Presented by: Kelly Opert

UL is involved with the aviation industry to better understand the hazards from rechargeable batteries and identify potential mitigation solutions. Currently, rechargeable batteries primarily include Li-ion batteries either for bulk transportation or in electronic cargo (e.g., laptops, power banks, mobility devices). Incidents in passenger and cargo planes have highlighted the hazards to passengers and cargo planes from electronic devices with Li-ion batteries.

There is interest with the cargo carriers to develop an active fire suppression system for cargo containers to protect the plane and crew in an event of a fire involving electronic items or bulk transportation of li-ion cells.

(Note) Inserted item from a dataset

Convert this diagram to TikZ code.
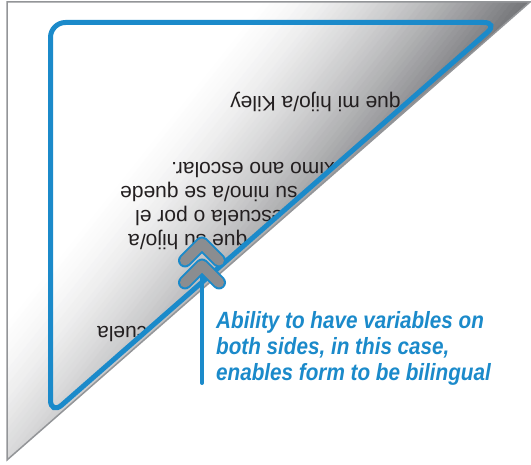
\documentclass[tikz,border=0pt]{standalone}
\usepackage{fontspec}
\setmainfont{Liberation Sans}
\newfontfamily\notefont[FakeStretch=0.88]{Liberation Sans}
\usepackage{tikz}
\definecolor{capblue}{RGB}{27,138,202}
\definecolor{foldgray}{RGB}{119,120,123}
\definecolor{edgegray}{RGB}{147,149,152}
\definecolor{arrowgray}{RGB}{139,141,144}
\definecolor{ink}{RGB}{35,31,32}

\begin{document}
\begin{tikzpicture}[x=1pt, y=-1pt,
    backtext/.style={rotate=180, anchor=base east, inner sep=0pt, text=ink,
      font=\fontsize{21}{21}\selectfont},
    notetext/.style={anchor=base west, inner sep=0pt, text=capblue,
      font=\notefont\bfseries\itshape\fontsize{23.5}{25.7}\selectfont},
    chevout/.style={draw=capblue, line width=14pt, line cap=round, line join=round},
    chevin/.style={draw=arrowgray, line width=10pt, line cap=round, line join=round}]
    \useasboundingbox (0,0) rectangle (531,465);
    \coordinate (A) at (7,2);
    \coordinate (B) at (530,2);
    \coordinate (C) at (7,460);
    \coordinate (S) at (270,22.5);
    \coordinate (P) at (50.5,22.5);
    \coordinate (Q) at (498.6,22.5);
    \coordinate (R) at (50.5,414.9);
    \coordinate (tip) at (202,277);
    \coordinate (foot) at (202,383);
    \begin{scope}
        \clip (A) -- (B) -- (C) -- cycle;
        \fill[white] (A) -- (B) -- (C) -- cycle;
        \foreach \i in {0,...,44} {
            \pgfmathsetmacro\c{255+6*\i}
            \pgfmathtruncatemacro\p{100*((6*\i+3)/270)^1.5}
            \fill[foldgray!\p!white] ({\c+8},-10) -- ({\c+14.5},-10) -- ({\c+6.5-384},480) -- ({\c-384},480) -- cycle;
        }
        \fill[foldgray] (533,-10) -- (900,-10) -- (900,480) -- (141,480) -- cycle;
        \clip (P) -- (Q) -- (R) -- cycle;
        \node[backtext] (kiley) at (230,97) {que mi hijo/a Kiley};
        \node[backtext] (escolar) at (171,163) {ximo ano escolar.};
        \node[backtext] (quede) at (120,187) {su nino/a se quede};
        \node[backtext] (porel) at (135,211) {escuela o por el};
        \node[backtext] (hijo) at (128,235) {que su hijo/a};
        \node[backtext] (escuela) at (97,327) {escuela};
    \end{scope}
    \draw[edgegray, line width=1.5pt] (A) -- (B) -- (C) -- cycle;
    \draw[capblue, line width=5pt, rounded corners=15pt] (S) -- (Q) -- (R) -- (P) -- cycle;
    \draw[capblue, line width=4pt, line cap=round] (tip) -- (foot);
    \foreach \dy in {-22,0} {
        \draw[chevout] (185,282.5+\dy) -- (202,265.5+\dy) -- (219,282.5+\dy);
        \draw[chevin] (185,282.5+\dy) -- (202,265.5+\dy) -- (219,282.5+\dy);
    }
    \node[notetext] (note1) at (216,329) {Ability to have variables on};
    \node[notetext] (note2) at (216,355) {both sides, in this case,};
    \node[notetext] (note3) at (216,380.5) {enables form to be bilingual};
\end{tikzpicture}
\end{document}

Standardized test methods to evaluate the emerging technologies will require development of an ignition source that is representative of the hazard carried on aircraft. Research is required to identify a battery pack representative of a shipped item as it is the primary fire hazard that may initiate a fire event. Additionally, research is required to develop a standard fuel load that represents the shipped cargo.

The review of literature identified three areas for further investigation for identifying a representative ignition source in shipped cargo:

• (i)Influence of state of charge with a range representing limiting values considered by regulatory groups;
• (ii)Influence of electrical configuration and capacity of battery packs representing personal electronic devices, and appliances (e.g., e-mobility, hand tools, and garden tools) likely to be shipped as cargo.
• (iii)Influence of how cells are electrically configured in a battery pack.

The data showed that the state of charge of cells and battery packs increased the peak fire size as the state of charge increased. Even cells and battery packs at a “safe” state of charge consistently resulted in flaming combustion.

Multipacks (packs of not electrically connected cells) and battery packs were evaluated. It was found that the feature that drove the highest heat release rate was the shape of the pack rather than the electrical connections.

Another hazard to emerge from the data was the time between the first cell going into thermal runaway to the last cell burning out. This is critical because localized aviation suppression methods have a limited discharge duration due to convenience and cost. A delayed reignition after a suppression system has been fully discharged could render a suppression system ineffective.